Before I continue on with my story I would like to mention that I was overcome with anxiety as I was brainstorming this installment in the series. A lot of these memories bring me back to a time in my life that was very dark, very lonely and very confusing. I am not writing this so the reader feels bad for my situation, I am writing this to let you know we all have our fears. Fear is a normal emotion, and in the animal kingdom fear often times keeps those lower on the food chain alive. So in this regard fear is often times a balancing act between the rational and the irrational. I have already survived this part of my life, and it has shaped me into the person I am today. Without the trials and tribulations that I went through I wouldn’t have the insight or qualifications to begin to speak on these topics. So my fear of sharing my secrets with those reading was trumped by the fear of having another person go through a dark part of their life while feeling alone. We are currently in a war with addiction and mental illness, and the only way to combat it is to show the people suffering they are not alone. There are other people that have shared in those feelings and emotions. Once my mind made sense of this, the anxiety was removed and I was overcome with gratitude.

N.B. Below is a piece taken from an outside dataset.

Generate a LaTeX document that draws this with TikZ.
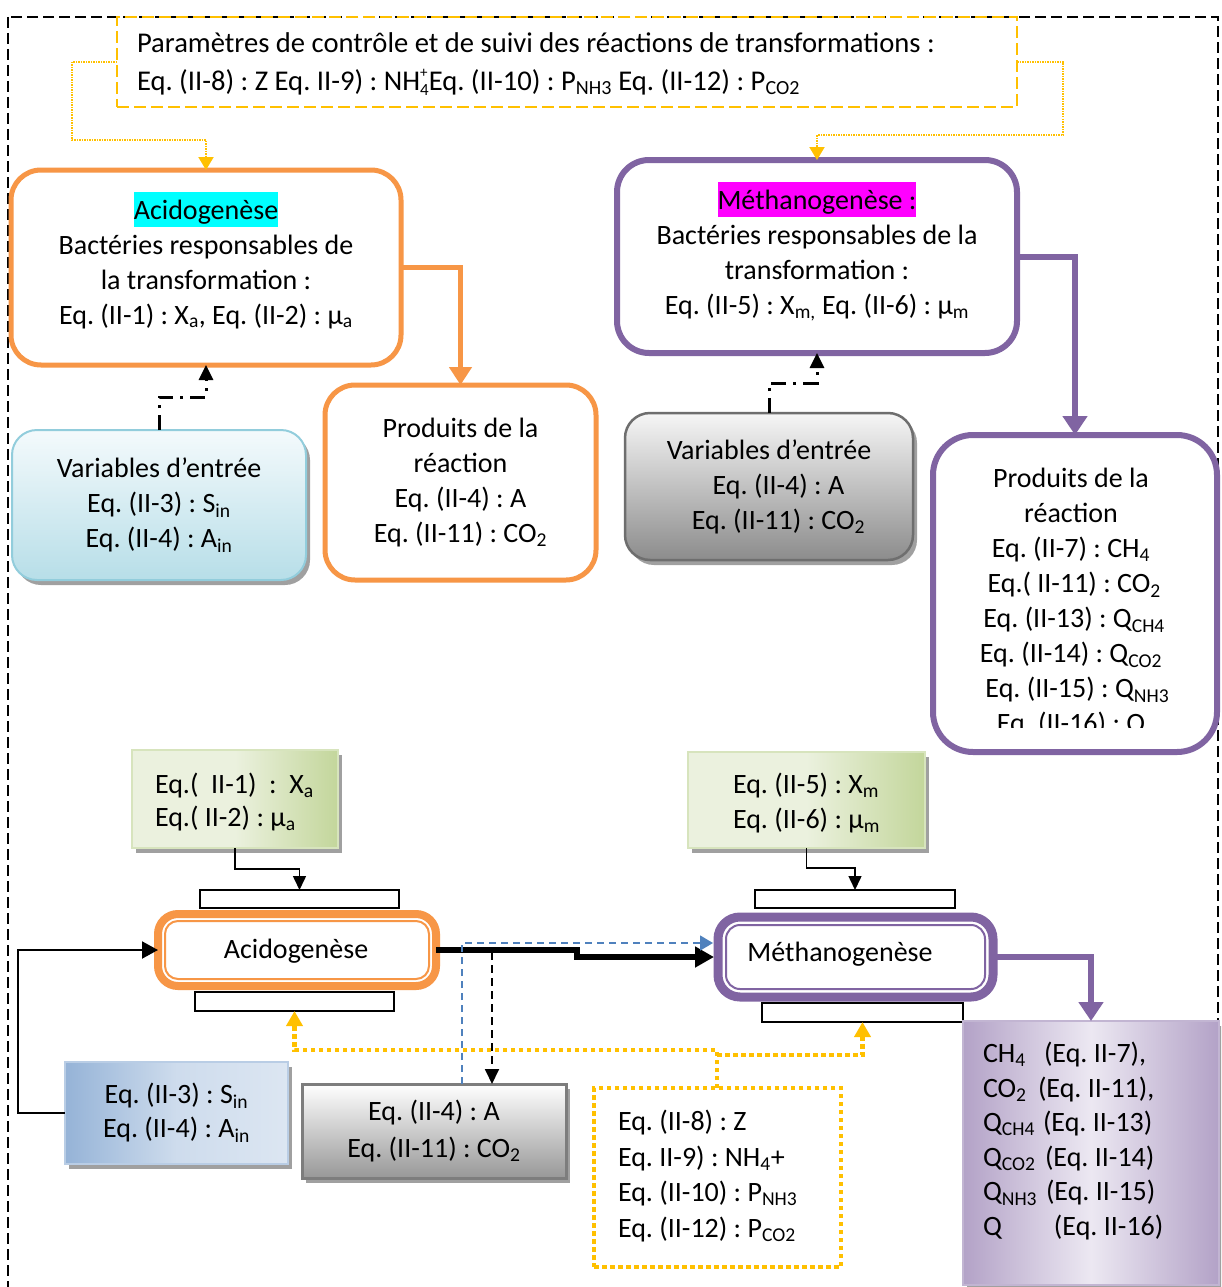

Since we’ve already broached the topic of anxiety, who remembers the feeling just before high school? Who remembers the nervousness of fitting in with all the boys and girls in your city? Will I be popular? Will the girls make fun of me? Yeah, I never had that. I continued my education at an all boys catholic high school, so some of those fears were alleviated almost immediately. The school was a popular choice for a lot of the people in my city, and my brother and most of my friends were already enrolled there. So I strapped up my backpack, laced up my dress shoes and got ready for the next chapter of my life.

The first year of high school was a pretty normal one. I continued to excel at school while playing football and wrestling. I was barely breaking the five foot mark so that year I wrestled in the 103 pound weight class. I cut a decent amount of weight to get there, and I can vividly remember eating just two slices of deli turkey and a clementine for Christmas dinner that first season. Since I was so small, football was put on the back burner and wrestling took over my life. I still wanted to be the best at something, and since there were weight classes I didn’t have to worry about being so outmatched like I was on the football field. Maybe this was finally my chance to stand out amongst the crowd.

My double life was still in full swing, but now that I was in high school it seemed more normal. Everyone around me was either my age or older and other kids my age were starting partake in some of the activities that had gotten me in trouble with my mom in the past. But it always seemed as if I had to take it a step further than the rest of them. By the time the year ended and the summer rolled around, I was so busy traveling the state for open wrestling tournaments that I didn’t really have much time to get into trouble. I drank with my friends at parties and smoked weed constantly, but neither of them took over my life. At this point it really seemed as if my master plan was working. I was playing sports at a high level, I was getting A’s and B’s in school, I was weight lifting with my father and I was using drugs and alcohol when the opportunities presented themselves. I couldn’t believe how easy it seemed to navigate the three different lives I was living.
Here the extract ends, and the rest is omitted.